Malheureusement, le « traditionalisme » n’est point la même chose que
le véritable esprit traditionnel ; il peut n’être, et il n’est bien souvent en
fait, qu’une simple tendance, une aspiration plus ou moins vague, qui ne suppose
aucune connaissance réelle ; et, dans le désarroi mental de notre temps, cette
aspiration provoque surtout, il faut bien le dire, des conceptions fantaisistes
et chimériques, dépourvues de tout fondement sérieux. Ne trouvant aucune
tradition authentique sur laquelle on puisse s’appuyer, on va jusqu’à imaginer
des pseudo-traditions qui n’ont jamais existé, et qui manquent tout autant de
principes que ce à quoi on voudrait les substituer ; tout le désordre moderne
se reflète dans ces constructions, et, quelles que puissent être les intentions
de leurs auteurs, le seul résultat qu’ils obtiennent est d’apporter une
contribution nouvelle au déséquilibre général.
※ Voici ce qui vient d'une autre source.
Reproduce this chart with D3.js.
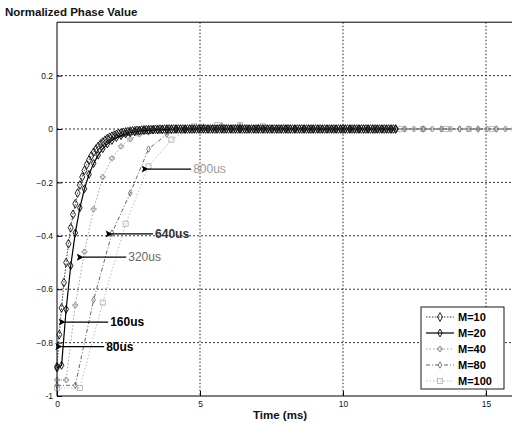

Nous ne mentionnerons que pour mémoire, en ce genre, la prétendue «
tradition occidentale » fabriquée par certains occultistes à l’aide des
éléments les plus disparates, et surtout destinée à faire concurrence à une «
tradition orientale » non moins imaginaire, celle des théosophistes ; nous
avons suffisamment parlé de ces choses ailleurs, et nous préférons en venir
tout de suite à l’examen de quelques autres théories qui peuvent sembler plus
dignes d’attention, parce qu’on y trouve tout au moins le désir de faire appel
à des traditions qui ont eu une existence effective.
Nous faisions allusion tout à l’heure au courant traditionnel venu des
régions occidentales ; les récits des anciens, relatifs à l’Atlantide, en
indiquent l’origine ; après la disparition de ce continent, qui est le dernier
des grands cataclysmes arrivés dans le passé, il ne semble pas douteux que des
restes de sa tradition aient été transportés en des régions diverses, où ils se
sont mêlés à d’autres traditions préexistantes, principalement à des rameaux de
la grande tradition hyperboréenne ; et il est fort possible que les doctrines
des Celtes, en particulier, aient été un des produits de cette fusion.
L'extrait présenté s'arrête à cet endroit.